Katecheza Piotra jest pierwszym głoszeniem śmierci i zmartwychwstania Chrystusa, które ma miejsce w Kościele. Jest bezpośrednim owocem zstąpienia Ducha Świętego, który szumem na wzór gwałtownego wiatru, językami ognia oraz darem języków zwołuje mieszkańców Jerozolimy oraz pielgrzymów przybyłych, aby świętować Pięćdziesiątnicę. To, co słyszą i widzą zgromadzeni ludzie to nic innego, jak spełniające się Boże obietnice. Dlatego Piotr odwołuje się do proroka Joela. Wyjaśniając działanie Boga Apostoł przekonuje, że obietnica prorokowania w mocy Ducha nie jest zarezerwowana dla nielicznych, ale ma być udziałem wszystkich, którzy uwierzą. Pełnia czasów właśnie nastąpiła i Bóg wylewa swojego Ducha na wierzących w Niego. Kluczem do wiary jest przyjęcie prawdy o własnym grzechu odkupionym przez śmierć Chrystusa, którego Bóg wskrzesił z martwych. W ten sposób nowe życie staje się darem dla wszystkich, którzy nawracając się zanurzą się w wodach chrztu, aby w nich umrzeć dla grzechu i zrodzić się do nowego życia z wody i z Ducha.

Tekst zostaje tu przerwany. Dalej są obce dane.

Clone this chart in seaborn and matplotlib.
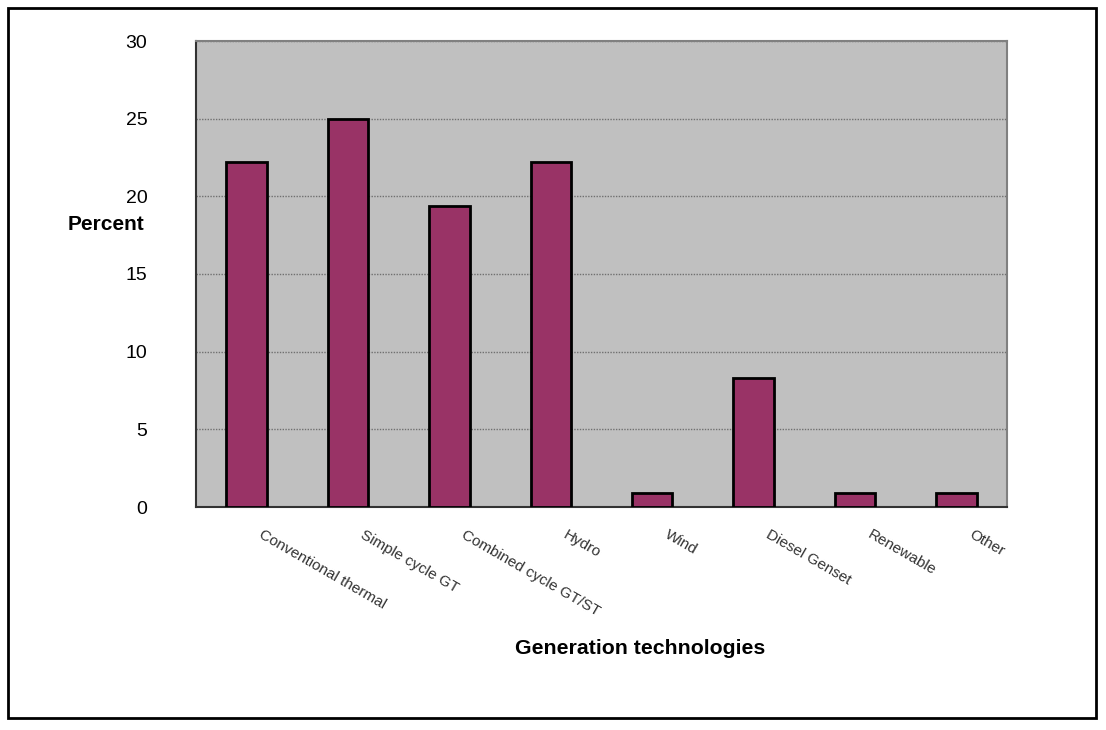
import pandas as pd
import seaborn as sns
import matplotlib.pyplot as plt
import matplotlib.transforms as mtransforms
from matplotlib.patches import Rectangle

# data
technologies = ["Conventional thermal", "Simple cycle GT", "Combined cycle GT/ST", "Hydro",
                "Wind", "Diesel Genset", "Renewable", "Other"]
percent = [22.2, 25.0, 19.4, 22.2, 0.9, 8.3, 0.9, 0.9]

df = pd.DataFrame({"tech": technologies, "pct": percent})

sns.set_style("white")
plt.rcParams['font.family'] = ['Liberation Sans', 'DejaVu Sans']

fig = plt.figure(figsize=(11.06, 7.30), dpi=100)
ax = fig.add_axes([196 / 1106, 1 - 507 / 730, 811 / 1106, 466 / 730])
ax.set_facecolor("#c0c0c0")

sns.barplot(data=df, x="tech", y="pct", color="#993366", saturation=1,
            edgecolor="black", linewidth=2, width=0.4, ax=ax, zorder=3)

ax.set_xlim(-0.5, len(technologies) - 0.5)
ax.set_ylim(0, 30)
ax.set_yticks(range(0, 31, 5))
ax.yaxis.grid(True, color="#707070", linestyle=(0, (1, 1)), linewidth=1, zorder=0)
ax.set_axisbelow(True)

# ticks on category boundaries, labels near the centres
ax.set_xticks([i - 0.5 for i in range(len(technologies) + 1)], minor=True)
ax.tick_params(axis="x", which="minor", length=6, width=1, color="black", direction="out")
ax.tick_params(axis="x", which="major", length=0, pad=15)
ax.set_xticks(range(len(technologies)))
ax.set_xticklabels(technologies, rotation=-30, ha="left", va="top",
                   rotation_mode="anchor", fontsize=11, color="#333333")
shift = mtransforms.ScaledTranslation(17 / 100, 0, fig.dpi_scale_trans)
for lbl in ax.get_xticklabels():
    lbl.set_transform(lbl.get_transform() + shift)

ax.tick_params(axis="y", length=7, width=1, color="black", direction="out", pad=28,
               labelsize=14, labelcolor="black")
ax.set_xlabel(None)
ax.set_ylabel(None)

ax.spines["left"].set_color("#333333")
ax.spines["bottom"].set_color("#333333")
ax.spines["top"].set_color("#808080")
ax.spines["right"].set_color("#808080")
for s in ax.spines.values():
    s.set_linewidth(1.5)

fig.text(68 / 1106, 1 - 225 / 730, "Percent", fontsize=15, weight="bold", color="black",
         va="center", ha="left")
fig.text(640 / 1106, 1 - 648 / 730, "Generation technologies", fontsize=15.3, weight="bold",
         color="black", va="center", ha="center")

# outer frame
fig.patches.append(Rectangle((8 / 1106, 1 - 718 / 730), 1088 / 1106, 710 / 730,
                             transform=fig.transFigure, fill=False,
                             edgecolor="black", linewidth=2))

fig.savefig("out.png", dpi=100)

Siłą pierwszej wspólnoty Kościoła jest widoczna obecność Ducha Świętego, który przemienia zalęknionych uczniów w odważnych świadków Chrystusa. Ta dostrzegalność mocy Ducha jest dla mnie wyrzutem, niezmiernie trudnym do przyjęcia upomnieniem oraz trudnym pytaniem o to, gdzie w moim życiu niechrześcijanie mogą dostrzec obecność Ducha Świętego? Co mam mówić, co robić, aby dzisiejsi mężowie Judejczycy i wszyscy mieszkańcy Jeruzalem stawiali nam, Kościołowi, pytanie, jak pytali Piotra: Co mamy czynić, bracia? Kolejna trudność dotyczy ducha prorockiego, który winien towarzyszyć wszystkim wymiarom życia chrześcijan. Gdzie dostrzegam jego obecność, jego działanie we mnie? Duch prorocki to nie są wizje na wzór Apokalipsy, ale to dostrzeganie Bożej obecności w otaczającym świecie. To dostrzeganie i rozumienie nawet najboleśniejszych wydarzeń w taki sposób, jak Bóg je widzi. To odkrywanie woli Boga w tym, co wydaje się powszednie, zwyczajne, bez większego znaczenia.

Jedynym z możliwych kierunków poszukiwania odpowiedzi na powyższe pytania jest Ewangelia dzisiejszej niedzieli. Ja jestem bramą. Jeżeli ktoś wejdzie przeze Mnie, będzie zbawiony – wejdzie i wyjdzie, i znajdzie pastwisko. Żyć na sposób bramy to przyjąć krzyż jako sposób nawiązywania relacji z drugim człowiekiem. Bramą do owczarni, bramą do drugiego człowieka staje się czynienie daru ze swego życia. Tak Jezus przychodzi do nas. Przez Niego możemy iść ku drugiemu bez obawy o życie własne czy bliźnich. Ale Jezus-Brama stawia mi kolejne pytanie: Jakim naprawdę jestem? Jak złodziej, który myśli wyłącznie o tym, „co będę z tego miał?” czy na sposób Chrystusa chcę ofiarować moje życie drugiemu? Może to właśnie życie na sposób Jezusa-Bramy jest najskuteczniejszym sposobem przemawiania do współczesnych pogan, aby postawili Kościołowi pierwsze z pytań o wiarę: Cóż mamy czynić, bracia?